Example case of moving data

Required reading

You should be familiar with replication policies first.

Let's say that you have only on your local disk (named Volume A) this content:

  • 20 TB of movies and TV series
  • 500 GB of work files
  • 500 GB of miscellaneous files

You now decide that you want to backup of all of this content into your cloud storage. The cloud storage is empty in the beginning, so you've got 21 TB of data to transfer.

Before deciding you need a cloud backup, here's your replication policies:

Name New data goes to
Default Volume A

We'll transfer data by making changes to replication policies.

Screenshot of replication policies UI

No need for prioritization

If you don't need to prioritize sending the data, you can just change the above policy to:

Name New data goes to
Default Volume A, Cloud

Varasto's replication reconciliation process will notice that there are conflicts (with how you want things to be vs. how they currently are), confirm them with you and will start replicating the data.

You're done.
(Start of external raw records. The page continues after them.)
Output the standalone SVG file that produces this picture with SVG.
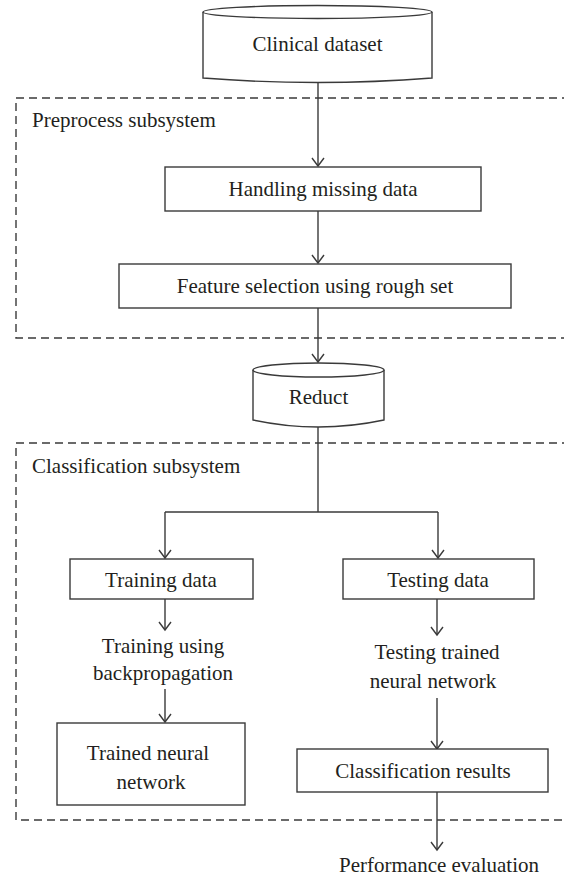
<svg xmlns="http://www.w3.org/2000/svg" width="564" height="877" viewBox="0 0 564 877">
<style>
.sh{fill:#fff;stroke:#3a3a3a;stroke-width:1.4}
.ln{fill:none;stroke:#3a3a3a;stroke-width:1.4}
.ds{fill:none;stroke:#3a3a3a;stroke-width:1.4;stroke-dasharray:8 5}
.t{font-family:'Liberation Serif','DejaVu Serif',serif;font-size:21px;fill:#231f20}
.c{text-anchor:middle}
</style>
<defs>
<marker id="ah" markerWidth="12" markerHeight="14" refX="10" refY="7" orient="auto" markerUnits="userSpaceOnUse" viewBox="0 0 12 14">
<path d="M2,1 L10,7 L2,13" fill="none" stroke="#3a3a3a" stroke-width="1.4"/>
</marker>
</defs>
<rect width="564" height="877" fill="#fff"/>
<g id="preprocess-subsystem">
<path class="ds" d="M570,98 H16 V338 H570"/>
<text class="t" x="32" y="127">Preprocess subsystem</text>
</g>
<g id="classification-subsystem">
<path class="ds" d="M570,443 H16 V820 H570"/>
<text class="t" x="32" y="473">Classification subsystem</text>
</g>
<g id="connectors">
<line class="ln" x1="318" y1="82" x2="318" y2="166" marker-end="url(#ah)"/>
<line class="ln" x1="318" y1="211" x2="318" y2="263" marker-end="url(#ah)"/>
<line class="ln" x1="318" y1="308" x2="318" y2="362" marker-end="url(#ah)"/>
<polyline class="ln" points="318,427 318,512"/>
<polyline class="ln" points="165,512 438,512"/>
<line class="ln" x1="165" y1="512" x2="165" y2="558" marker-end="url(#ah)"/>
<line class="ln" x1="438" y1="512" x2="438" y2="558" marker-end="url(#ah)"/>
<line class="ln" x1="165" y1="599" x2="165" y2="630" marker-end="url(#ah)"/>
<line class="ln" x1="165" y1="689" x2="165" y2="722" marker-end="url(#ah)"/>
<line class="ln" x1="437" y1="599" x2="437" y2="635" marker-end="url(#ah)"/>
<line class="ln" x1="437" y1="698" x2="437" y2="749" marker-end="url(#ah)"/>
<line class="ln" x1="437" y1="792" x2="437" y2="850" marker-end="url(#ah)"/>
</g>
<g id="clinical-dataset">
<path class="sh" d="M203,12 L203,78 Q317.5,87 432,78 L432,12"/>
<ellipse class="sh" cx="317.5" cy="12" rx="114.5" ry="6.5"/>
<text class="t c" x="317.5" y="51">Clinical dataset</text>
</g>
<g id="handling-missing-data">
<rect class="sh" x="165" y="167" width="316" height="44"/>
<text class="t c" x="323" y="196">Handling missing data</text>
</g>
<g id="feature-selection">
<rect class="sh" x="119" y="264" width="392" height="44"/>
<text class="t c" x="315" y="293">Feature selection using rough set</text>
</g>
<g id="reduct">
<path class="sh" d="M253,370 L253,420 Q318.5,434 384,420 L384,370"/>
<ellipse class="sh" cx="318.5" cy="370" rx="65.5" ry="7"/>
<text class="t c" x="318.5" y="404">Reduct</text>
</g>
<g id="training-data">
<rect class="sh" x="70" y="559" width="183" height="40"/>
<text class="t c" x="161" y="587">Training data</text>
</g>
<g id="testing-data">
<rect class="sh" x="343" y="559" width="191" height="40"/>
<text class="t c" x="438" y="587">Testing data</text>
</g>
<g id="training-backprop">
<text class="t c" x="163" y="653">Training using</text>
<text class="t c" x="163" y="680">backpropagation</text>
</g>
<g id="trained-network">
<rect class="sh" x="57" y="723" width="188" height="82"/>
<text class="t c" x="148" y="760">Trained neural</text>
<text class="t c" x="151" y="789">network</text>
</g>
<g id="testing-trained">
<text class="t c" x="437" y="659">Testing trained</text>
<text class="t c" x="433" y="688">neural network</text>
</g>
<g id="classification-results">
<rect class="sh" x="297" y="749" width="251" height="43"/>
<text class="t c" x="423" y="778">Classification results</text>
</g>
<g id="performance-evaluation">
<text class="t c" x="439" y="872">Performance evaluation</text>
</g>
</svg>
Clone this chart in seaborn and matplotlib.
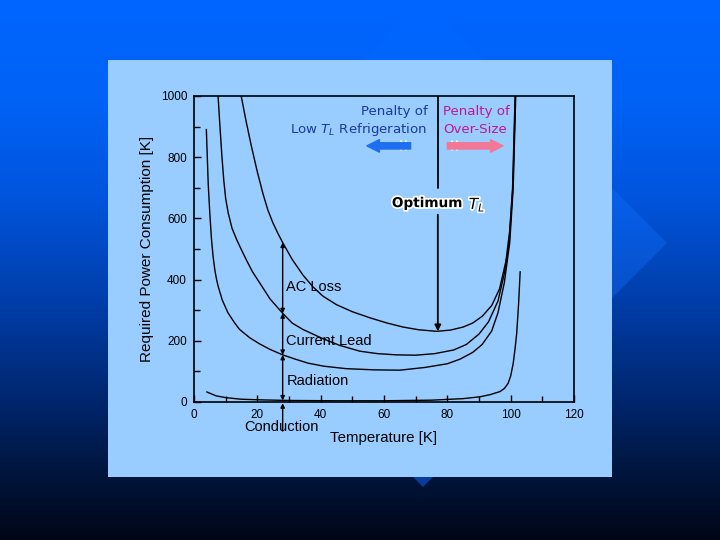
import numpy as np
import matplotlib
matplotlib.use("Agg")
import matplotlib.pyplot as plt
import matplotlib.patches as patches
import matplotlib.patheffects as pe
import seaborn as sns

# readings: temperature [K] vs required power
rad_t = [3.9, 4.2, 4.5, 5.0, 5.5, 6.0, 6.6, 7.1, 7.6, 8.9, 10.7, 12.8, 14.4, 17.6,
         20.7, 24.0, 28.0, 32.0, 36.0, 41.0, 48.0, 57.0, 65.0, 73.0, 80.0, 84.0,
         88.0, 91.0, 94.0, 96.0, 98.0, 99.7, 100.8, 101.6]
rad_p = [891, 800, 710, 615, 535, 478, 430, 402, 379, 334, 292, 259, 237, 210,
         190, 172, 154, 140, 127, 117, 109, 105, 104, 113, 125, 140,
         162, 188, 232, 292, 390, 520, 700, 1000]

lead_t = [7.6, 8.2, 8.8, 9.4, 10.0, 10.8, 12.0, 13.5, 15.0, 16.5, 18.5, 20.7, 24.0,
          28.0, 31.0, 34.4, 40.7, 46.0, 52.4, 58.0, 64.0, 70.0, 76.0, 82.0, 86.0,
          90.0, 93.0, 96.0, 98.0, 99.5, 100.7, 101.5]
lead_p = [1000, 900, 805, 725, 665, 618, 568, 530, 497, 465, 425, 390, 337,
          290, 258, 237, 207, 185, 166, 158, 154, 153, 158, 170, 188,
          222, 262, 330, 420, 520, 700, 1000]

ac_t = [14.9, 16.5, 18.1, 20.0, 21.8, 23.3, 24.9, 26.5, 28.0, 31.0, 34.4, 37.5, 40.7,
        45.0, 50.0, 55.6, 61.0, 66.0, 71.0, 76.6, 81.0, 85.0, 88.0, 91.0, 94.0,
        96.5, 98.5, 99.7, 100.6, 101.4]
ac_p = [1000, 915, 837, 752, 680, 628, 586, 551, 521, 466, 415, 377, 346,
        318, 295, 275, 258, 245, 236, 231, 235, 245, 258, 280, 315,
        370, 460, 560, 700, 1000]

cond_t = [4.0, 7.0, 10.2, 15.0, 21.0, 30.0, 45.0, 60.0, 75.0, 85.0, 90.3, 93.5, 96.6,
          98.0, 99.2, 100.0, 100.8, 101.4, 101.9, 102.5, 103.0]
cond_p = [33, 20, 14, 9, 7, 5, 4, 4, 6, 11, 17, 24, 34,
          44, 61, 85, 126, 175, 224, 320, 426]

t_optimum = 77
p_optimum = 231
t_marker = 28
stack_levels = [5, 154, 290, 521]
stack_names = ["Radiation", "Current Lead", "AC Loss"]
stack_label_p = [69, 199, 376]

sns.set_theme(style="white")
plt.rcParams['font.family'] = ['Liberation Sans', 'DejaVu Sans']

fig = plt.figure(figsize=(7.2, 5.4), dpi=100)

# slide background: blue-to-black gradient with a faint diamond
bg = fig.add_axes([0, 0, 1, 1], zorder=-10)
bg.axis("off")
rows = np.arange(540)
stop_y = [0, 100, 200, 300, 400, 470, 540]
stop_c = np.array([[0, 102, 255], [0, 98, 246], [0, 84, 220], [0, 62, 170],
                   [0, 38, 110], [0, 22, 62], [0, 6, 22]]) / 255
stop_l = np.array([[0, 102, 255], [2, 101, 252], [6, 94, 232], [8, 80, 200],
                   [10, 68, 172], [10, 62, 158], [10, 50, 130]]) / 255
grad = np.stack([np.interp(rows, stop_y, stop_c[:, k]) for k in range(3)], axis=1)
grad_l = np.stack([np.interp(rows, stop_y, stop_l[:, k]) for k in range(3)], axis=1)
bg.imshow(np.repeat(grad[:, None, :], 2, axis=1), extent=[0, 720, 540, 0],
          aspect="auto", interpolation="bilinear")
diamond = patches.Polygon([(423, -1), (667, 243), (423, 487), (179, 243)],
                          closed=True, facecolor="none", edgecolor="none")
bg.add_patch(diamond)
im2 = bg.imshow(np.repeat(grad_l[:, None, :], 2, axis=1), extent=[0, 720, 540, 0],
                aspect="auto", interpolation="bilinear")
im2.set_clip_path(diamond)
bg.add_patch(patches.Rectangle((108, 60), 504, 417, facecolor="#99ccff",
                               edgecolor="none", zorder=5))
bg.set_xlim(0, 720)
bg.set_ylim(540, 0)

# chart
ax = fig.add_axes([194 / 720, 1 - 402 / 540, 380 / 720, 306 / 540])
ax.set_facecolor("none")

for t, p in [(cond_t, cond_p), (rad_t, rad_p), (lead_t, lead_p), (ac_t, ac_p)]:
    sns.lineplot(x=t, y=p, ax=ax, color="black", linewidth=1.0,
                 sort=False, estimator=None)

ax.set_xlim(0, 120)
ax.set_ylim(0, 1000)
ax.set_xticks(np.arange(0, 121, 20))
ax.set_xticks(np.arange(0, 121, 10), minor=True)
ax.set_yticks(np.arange(0, 1001, 200))
ax.set_yticks(np.arange(0, 1001, 100), minor=True)
ax.tick_params(which="both", direction="in", bottom=True, left=True,
               top=False, right=False, width=1, colors="black")
ax.tick_params(which="major", length=5, labelsize=8.5, pad=5)
ax.tick_params(which="minor", length=4)
for s in ax.spines.values():
    s.set_color("black")
    s.set_linewidth(1.2)

ax.set_xlabel("Temperature [K]", fontsize=10.8, labelpad=7, color="black")
ax.set_ylabel("Required Power Consumption [K]", fontsize=11, labelpad=5,
              color="black")

# optimum marker
ax.plot([t_optimum, t_optimum], [1000, 700], color="black", lw=1.3)
ax.annotate("", xy=(t_optimum, p_optimum), xytext=(t_optimum, 612),
            arrowprops=dict(arrowstyle="-|>", color="black", lw=1.3,
                            mutation_scale=9, shrinkA=0, shrinkB=0))
halo = [pe.withStroke(linewidth=2.5, foreground="white")]
ax.text(73.6, 650, "Optimum", fontsize=9.8, fontweight="bold", ha="center",
        va="center", color="black", family="DejaVu Sans", path_effects=halo)
ax.text(89.4, 646, r"$\mathit{T_L}$", fontsize=11, ha="center", va="center",
        color="black", path_effects=halo)

# penalty notes
pen_kw = dict(fontsize=9.6, va="center", family="DejaVu Sans")
ax.text(73.8, 950, "Penalty of", ha="right", color="#1a3a9c", **pen_kw)
ax.text(73.8, 890, r"Low $\mathit{T_L}$ Refrigeration", ha="right",
        color="#1a3a9c", **pen_kw)
ax.text(78.6, 950, "Penalty of", ha="left", color="#c01890", **pen_kw)
ax.text(78.6, 890, "Over-Size", ha="left", color="#c01890", **pen_kw)

ax.annotate("", xy=(54.6, 837), xytext=(68.4, 837),
            arrowprops=dict(arrowstyle="simple,head_width=0.9,head_length=0.9,tail_width=0.45",
                            color="#1e6ef0", shrinkA=0, shrinkB=0, mutation_scale=10))
ax.annotate("", xy=(97.6, 837), xytext=(80.0, 837),
            arrowprops=dict(arrowstyle="simple,head_width=0.9,head_length=0.9,tail_width=0.45",
                            color="#f27896", shrinkA=0, shrinkB=0, mutation_scale=10))
for tx in [65.4, 66.9, 81.5, 83.0]:
    ax.plot([tx, tx], [822, 852], color="white", lw=1.2)

# stacked contribution arrows
for lo, hi, name, lp in zip(stack_levels[:-1], stack_levels[1:], stack_names,
                            stack_label_p):
    ax.annotate("", xy=(t_marker, hi), xytext=(t_marker, lo),
                arrowprops=dict(arrowstyle="<|-|>", color="black", lw=1.0,
                                mutation_scale=6, shrinkA=0, shrinkB=0))
    ax.text(t_marker + 1.2, lp, name, fontsize=10.5, ha="left", va="center",
            color="black")
ax.annotate("", xy=(t_marker, -4), xytext=(t_marker, -95),
            arrowprops=dict(arrowstyle="-|>", color="black", lw=1.0,
                            mutation_scale=6, shrinkA=0, shrinkB=0),
            annotation_clip=False)
ax.text(t_marker - 0.5, -82, "Conduction", fontsize=10.5, ha="center",
        va="center", color="black", clip_on=False)

fig.savefig("out.png", dpi=100)
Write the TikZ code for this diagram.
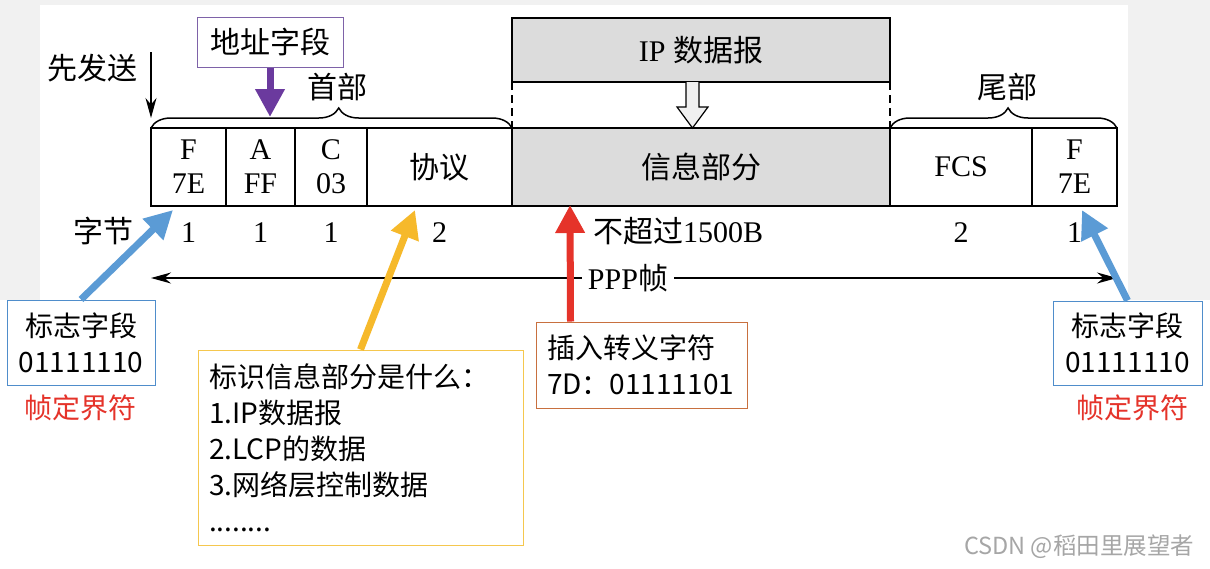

You just need to wait for the queue backlog to reach realtime.

Explain the conflict resolution

Since the policy's desired replica count (derived from New data goes to) applies to existing data as well (not just new data - but new data will be written with policy compliance) and you just changed the policy, reconciliation process finds policy conflicts with your existing data:

Policy change Policy's replica count Existing data's replica count Conflict
Before 1 1
After 2 1

Using prioritization

If you want your data to be both in Volume A, Cloud, but you want to transfer your data in prioritized batches, you could create a temporary "better policy" which you slowly extend to cover more directories until it covers everything.

You create a new policy - here's your policies now:

Name New data goes to
Default Volume A
Increased resiliency Volume A, Cloud

Here's the content in order of importance (= step order):

  1. Work files
  2. Everything else that is not movies or TV series
  3. Movies
  4. TV series

We'll do these steps:

Directory Policy, explicit Policy, inherited Cloud
/ Default Default
/media/movies Default
/media/series Default
/work Default
/misc Default
Directory Policy, explicit Policy, inherited Cloud
/ Default Default
/media/movies Default
/media/series Default
/work Increased resiliency Increased resiliency
/misc Default

What you did:

  • Assign Increased resiliency to /work

Effect:

  • Work files will be transferred
Directory Policy, explicit Policy, inherited Cloud
/ Increased resiliency Increased resiliency
/media/movies Default Default
/media/series Default Default
/work Increased resiliency
/misc Increased resiliency

What you did:

  • Assign Increased resiliency to root
  • Assign Default to /media/movies
  • Assign Default to /media/series
  • Remove Increased resiliency from /work
    • No effect but it'd be now an redundant exception

Effect:

  • Everything else except movies & TV series will be transferred
Directory Policy, explicit Policy, inherited Cloud
/ Increased resiliency Increased resiliency
/media/movies Increased resiliency
/media/series Default Default
/work Increased resiliency
/misc Increased resiliency

What you did:

  • Remove Default from /media/movies (it'll now inherit root policy)

Effect:

  • Movies will be transferred
Directory Policy, explicit Policy, inherited Cloud
/ Increased resiliency Increased resiliency
/media/movies Increased resiliency
/media/series Increased resiliency
/work Increased resiliency
/misc Increased resiliency

What you did:

  • Remove Default from /media/series (it'll now inherit root policy)

Effect:

  • TV series will be transferred

After the transfer is done, all your content exists locally and in the cloud, and all new content will be automatically also written to in realtime.

Tip

Now, optionally, delete the old Default policy (clearly, it's no longer the default) and rename Increased resiliency to be the new Default.